### Task instructions
Report each line of the data that includes the word "this".

### Rows from a dataset of charts and code
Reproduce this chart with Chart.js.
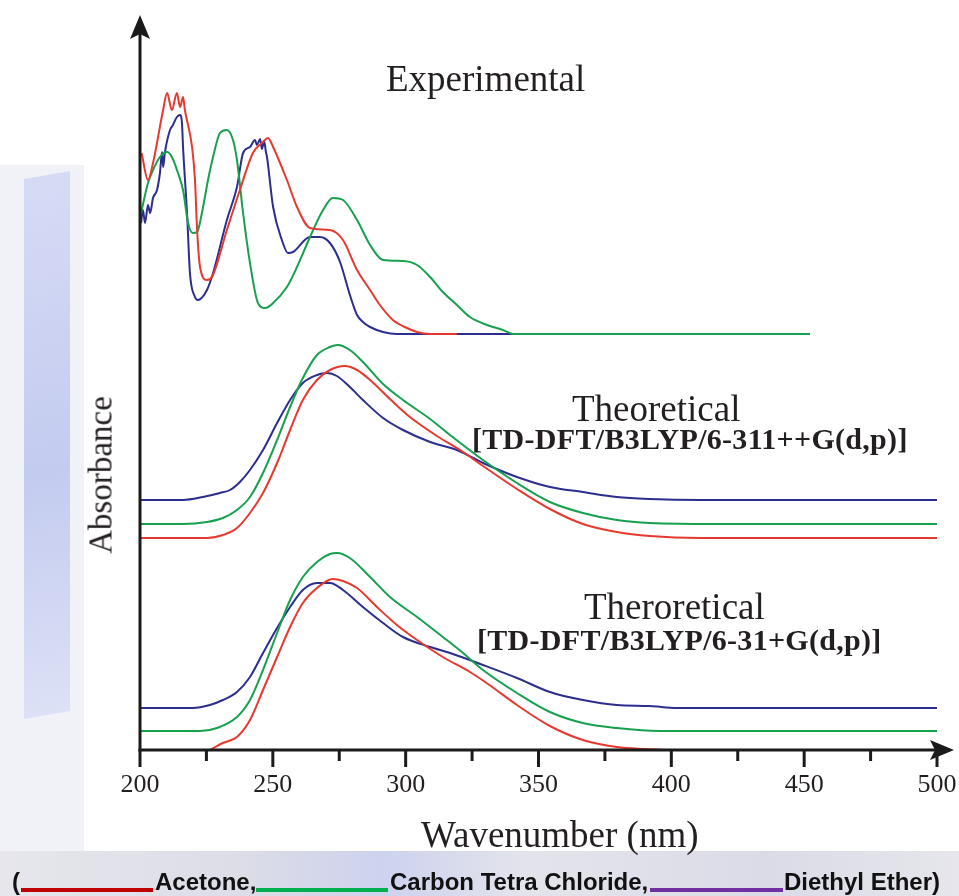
<!DOCTYPE html>
<html><head><meta charset="utf-8">
<script src="https://cdn.jsdelivr.net/npm/chart.js@4.4.0/dist/chart.umd.min.js"></script>
<style>
html,body{margin:0;padding:0;background:#fff;}
#wrap{position:relative;width:959px;height:896px;overflow:hidden;background:#f1f2f8;}
#wm1{position:absolute;left:24px;top:175px;width:46px;height:540px;background:linear-gradient(180deg,#d6dbf5,#c3cbef 55%,#dde1f6);transform:skewY(-10deg);}
#wm2{position:absolute;left:0;top:0;width:84px;height:165px;background:#fff;}
#band{position:absolute;left:0;top:851px;width:959px;height:45px;background:linear-gradient(90deg,#e6e6ec,#dcdde7 25%,#cdd2ee 40%,#e3e4eb 55%,#dadbe6 80%,#e6e6ec);}
#plot{position:absolute;left:84px;top:0;width:875px;height:851px;background:#fff;}
canvas{position:absolute;left:0;top:0;}
.t{position:absolute;font-family:'Liberation Serif','Times New Roman',serif;color:#231f20;white-space:nowrap;line-height:1;}
.b{font-weight:bold;letter-spacing:0.3px;}
.lg{position:absolute;top:870px;font-family:'Liberation Sans',Arial,sans-serif;font-weight:bold;font-size:24px;line-height:1;color:#111;white-space:nowrap;}
.ln{position:absolute;top:888px;height:4px;}
</style></head>
<body>
<div id="wrap">
  <div id="wm2"></div>
  <div id="wm1"></div>
  <div id="band"></div>
  <div id="plot"></div>
  <canvas id="c" width="959" height="896"></canvas>
  <div class="t" style="left:386px;top:60px;font-size:37px;">Experimental</div>
  <div class="t" style="left:572px;top:390px;font-size:37px;">Theoretical</div>
  <div class="t b" style="left:472px;top:424px;font-size:30px;">[TD-DFT/B3LYP/6-311++G(d,p)]</div>
  <div class="t" style="left:584px;top:588px;font-size:37px;">Theroretical</div>
  <div class="t b" style="left:477px;top:625px;font-size:30px;">[TD-DFT/B3LYP/6-31+G(d,p)]</div>
  <div class="t" style="left:421px;top:816px;font-size:37px;">Wavenumber (nm)</div>
  <div class="t" style="left:101px;top:475px;font-size:33px;transform:translate(-50%,-50%) rotate(-90deg);">Absorbance</div>
  <div class="lg" style="left:12px;">(</div>
  <div class="ln" style="left:21px;width:132px;background:#c00000;"></div>
  <div class="lg" style="left:155px;">Acetone,</div>
  <div class="ln" style="left:256px;width:132px;background:#00b050;"></div>
  <div class="lg" style="left:390px;">Carbon Tetra Chloride,</div>
  <div class="ln" style="left:650px;width:133px;background:#7030a0;"></div>
  <div class="lg" style="left:784px;">Diethyl Ether)</div>
</div>
<script>
// x: wavelength (nm); y: absorbance in arbitrary units (curves are vertically offset)
const xTicks = [200, 250, 300, 350, 400, 450, 500];
const seriesNames = ['Acetone', 'Carbon Tetra Chloride', 'Diethyl Ether'];

const expAcetone = [[200.6,5.97],[203.0,5.70],[204.9,5.87],[208.7,6.40],[210.2,6.57],[212.0,6.40],[213.9,6.57],[215.1,6.43],[216.2,6.53],[216.9,6.40],[219.6,6.03],[220.7,5.70],[221.5,5.20],[222.6,4.83],[225.2,4.70],[227.1,4.73],[232.7,5.20],[237.6,5.60],[242.5,5.97],[246.3,6.08],[248.2,6.12],[250.1,6.03],[255.3,5.70],[259.1,5.43],[264.0,5.22],[271.5,5.20],[276.4,5.10],[281.7,4.80],[286.6,4.60],[290.3,4.45],[295.2,4.30],[300.5,4.22],[304.3,4.18],[309.2,4.16],[319.3,4.16]];
const expCCl4 = [[200.4,5.37],[203.0,5.67],[204.9,5.80],[207.5,5.93],[210.2,5.98],[212.0,5.93],[214.3,5.77],[216.2,5.60],[218.1,5.27],[219.9,5.17],[221.5,5.18],[223.3,5.37],[225.6,5.70],[227.5,5.93],[230.1,6.17],[232.7,6.20],[235.0,6.10],[236.5,5.90],[238.8,5.37],[241.4,4.87],[244.4,4.47],[247.1,4.42],[250.1,4.47],[255.3,4.63],[259.1,4.83],[264.0,5.13],[268.9,5.40],[272.6,5.52],[276.4,5.50],[281.7,5.30],[286.6,5.05],[291.5,4.90],[299.0,4.89],[304.3,4.85],[309.2,4.73],[314.0,4.58],[319.3,4.45],[324.2,4.33],[330.6,4.25],[336.6,4.20],[340.4,4.16],[452.2,4.16]];
const expEther = [[200.4,5.27],[201.1,5.40],[201.9,5.27],[203.0,5.45],[203.8,5.37],[204.9,5.52],[206.4,5.60],[207.5,5.77],[208.3,5.98],[208.7,5.83],[209.4,5.98],[211.3,6.20],[212.4,6.25],[213.9,6.33],[215.1,6.35],[215.8,6.27],[216.2,6.03],[217.7,5.37],[218.8,4.77],[220.7,4.53],[221.8,4.50],[225.2,4.60],[227.5,4.77],[232.7,5.30],[236.5,5.63],[238.8,5.97],[241.4,6.03],[243.3,6.10],[244.0,6.05],[245.2,6.11],[245.9,6.01],[246.7,6.09],[247.4,5.98],[247.8,5.93],[250.1,5.43],[253.4,5.10],[255.7,4.97],[257.6,4.98],[264.0,5.13],[267.7,5.13],[271.5,5.07],[275.3,4.88],[279.0,4.55],[281.7,4.35],[283.9,4.28],[286.6,4.23],[291.5,4.18],[296.7,4.16],[400.6,4.16]];

const theo1Acetone = [[200,2.12],[225.2,2.12],[231.2,2.15],[236.5,2.22],[241.4,2.37],[246.3,2.57],[251.6,2.87],[256.5,3.20],[261.3,3.50],[266.6,3.70],[271.5,3.80],[277.2,3.84],[281.7,3.80],[286.6,3.70],[294.1,3.51],[301.6,3.33],[311.8,3.14],[321.6,2.98],[329.1,2.84],[341.9,2.61],[354.3,2.41],[366.7,2.26],[379.5,2.18],[391.9,2.14],[410.8,2.12],[500,2.12]];
const theo1CCl4 = [[200,2.26],[216.2,2.26],[225.2,2.28],[231.2,2.32],[236.5,2.40],[241.4,2.53],[246.3,2.77],[251.6,3.10],[256.5,3.43],[261.3,3.72],[266.6,3.95],[271.5,4.03],[274.5,4.05],[279.0,4.00],[283.9,3.88],[291.5,3.66],[299.0,3.50],[309.2,3.31],[316.7,3.15],[329.1,2.90],[341.9,2.67],[354.3,2.48],[366.7,2.37],[379.5,2.30],[391.9,2.27],[417.1,2.26],[500,2.26]];
const theo1Ether = [[200,2.50],[216.2,2.50],[223.7,2.53],[230.1,2.57],[233.9,2.60],[237.6,2.68],[241.4,2.80],[246.3,3.00],[251.6,3.27],[256.5,3.50],[261.3,3.67],[266.6,3.75],[270.4,3.77],[274.1,3.74],[279.0,3.63],[283.9,3.50],[291.5,3.32],[299.0,3.20],[309.2,3.08],[319.3,3.00],[329.1,2.87],[341.9,2.73],[354.3,2.63],[366.7,2.58],[379.5,2.53],[391.9,2.51],[410.8,2.50],[500,2.50]];

const theo2Acetone = [[226.3,0.00],[231.2,0.07],[236.5,0.13],[241.4,0.30],[246.3,0.60],[251.6,0.93],[256.5,1.23],[261.3,1.47],[266.6,1.62],[272.6,1.71],[276.4,1.69],[281.7,1.62],[289.2,1.43],[296.7,1.25],[304.3,1.10],[314.0,0.93],[324.2,0.78],[331.0,0.66],[341.9,0.45],[354.3,0.24],[366.7,0.10],[379.5,0.03],[390.0,0.01],[399.5,0.00]];
const theo2CCl4 = [[200,0.19],[222.6,0.19],[229.0,0.22],[236.5,0.33],[241.4,0.50],[246.3,0.80],[251.6,1.17],[256.5,1.50],[261.3,1.73],[266.6,1.88],[271.5,1.96],[274.1,1.97],[279.0,1.92],[286.6,1.73],[294.1,1.53],[304.3,1.33],[314.0,1.13],[321.6,0.97],[329.1,0.80],[341.9,0.57],[354.3,0.38],[366.7,0.27],[379.5,0.22],[395.7,0.19],[500,0.19]];
const theo2Ether = [[200,0.42],[219.9,0.42],[226.3,0.45],[231.2,0.50],[236.5,0.58],[241.4,0.73],[246.3,0.97],[251.6,1.22],[256.5,1.43],[261.3,1.60],[266.6,1.67],[271.5,1.67],[276.4,1.60],[283.9,1.43],[291.5,1.27],[299.0,1.13],[309.2,1.03],[316.7,0.97],[329.1,0.85],[341.9,0.72],[354.3,0.58],[366.7,0.50],[379.5,0.45],[391.9,0.44],[402.1,0.42],[500,0.42]];

const RED = '#e6392f', GREEN = '#17a04e', BLUE = '#2c2e8e';

function ds(label, pts, color) {
  return { label, data: pts.map(p => ({x: p[0], y: p[1]})), borderColor: color, backgroundColor: color,
    borderWidth: 2, pointRadius: 0, cubicInterpolationMode: 'monotone', fill: false };
}

const axesPlugin = {
  id: 'axes',
  afterDatasetsDraw(c) {
    const ctx = c.ctx, x = c.scales.x, y = c.scales.y;
    const x0 = x.getPixelForValue(200), y0 = y.getPixelForValue(0);
    const xEnd = x.getPixelForValue(500), yTop = c.chartArea.top;
    ctx.save();
    ctx.strokeStyle = '#1b1b1b'; ctx.fillStyle = '#1b1b1b'; ctx.lineWidth = 3; ctx.lineCap = 'butt';
    ctx.beginPath(); ctx.moveTo(x0, y0 + 1.5); ctx.lineTo(x0, yTop + 18); ctx.stroke();
    ctx.beginPath(); ctx.moveTo(x0 - 1.5, y0); ctx.lineTo(xEnd + 6, y0); ctx.stroke();
    // arrows
    ctx.beginPath(); ctx.moveTo(x0, yTop); ctx.lineTo(x0 + 10, yTop + 24); ctx.lineTo(x0, yTop + 19); ctx.lineTo(x0 - 10, yTop + 24); ctx.closePath(); ctx.fill();
    const tip = xEnd + 17;
    ctx.beginPath(); ctx.moveTo(tip, y0); ctx.lineTo(tip - 24, y0 - 10); ctx.lineTo(tip - 19, y0); ctx.lineTo(tip - 24, y0 + 10); ctx.closePath(); ctx.fill();
    // ticks
    for (let v = 200; v <= 500; v += 25) {
      const px = x.getPixelForValue(v);
      const len = (v % 50 === 0) ? 17 : 11;
      ctx.beginPath(); ctx.moveTo(px, y0); ctx.lineTo(px, y0 + len); ctx.stroke();
    }
    ctx.restore();
  }
};

new Chart(document.getElementById('c').getContext('2d'), {
  type: 'line',
  data: { datasets: [
    ds(seriesNames[0] + ' (exp)', expAcetone, RED),
    ds(seriesNames[1] + ' (exp)', expCCl4, GREEN),
    ds(seriesNames[2] + ' (exp)', expEther, BLUE),
    ds(seriesNames[0] + ' (6-311++G)', theo1Acetone, RED),
    ds(seriesNames[1] + ' (6-311++G)', theo1CCl4, GREEN),
    ds(seriesNames[2] + ' (6-311++G)', theo1Ether, BLUE),
    ds(seriesNames[0] + ' (6-31+G)', theo2Acetone, RED),
    ds(seriesNames[1] + ' (6-31+G)', theo2CCl4, GREEN),
    ds(seriesNames[2] + ' (6-31+G)', theo2Ether, BLUE)
  ]},
  options: {
    responsive: false, animation: false, devicePixelRatio: 1,
    layout: { padding: { left: 140, right: 22, top: 15, bottom: 0 } },
    plugins: { legend: { display: false }, tooltip: { enabled: false } },
    scales: {
      x: { type: 'linear', min: 200, max: 500,
        afterFit(s) { s.height = 146; s.paddingLeft = 0; s.paddingRight = 0; },
        afterBuildTicks(s) { s.ticks = xTicks.map(v => ({ value: v })); },
        grid: { display: false, drawTicks: false }, border: { display: false },
        ticks: { font: { family: "'Liberation Serif','Times New Roman',serif", size: 26 }, color: '#231f20', padding: 20, maxRotation: 0, autoSkip: false } },
      y: { display: false, min: 0, max: 7.35 }
    }
  },
  plugins: [axesPlugin]
});
</script>
</body></html>
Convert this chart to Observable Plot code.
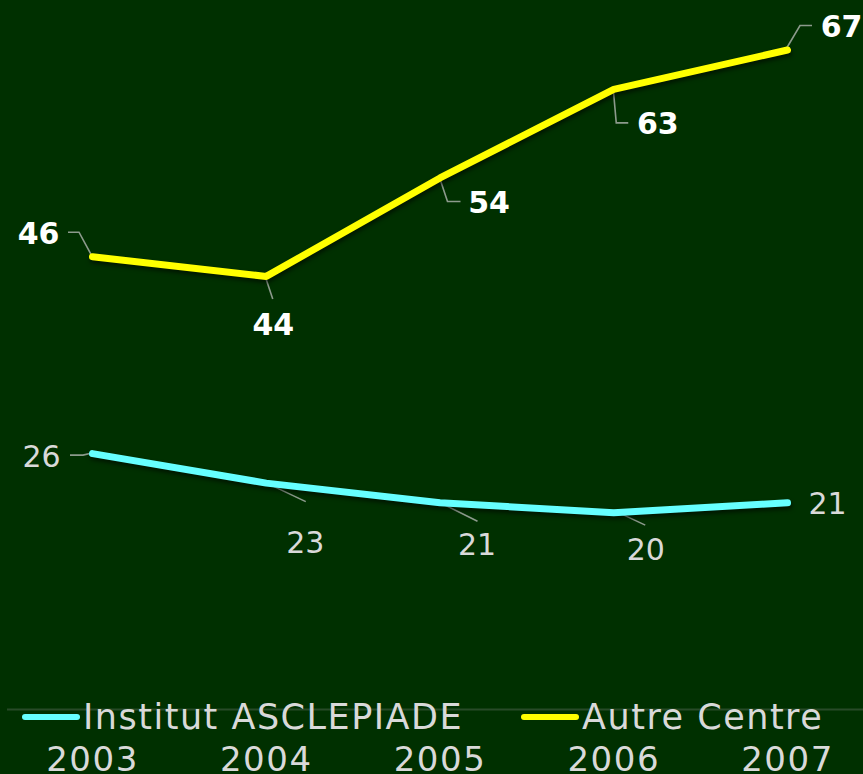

### Worked answer
Reproduce this chart with Chart.js.
Convert this chart to Observable Plot code.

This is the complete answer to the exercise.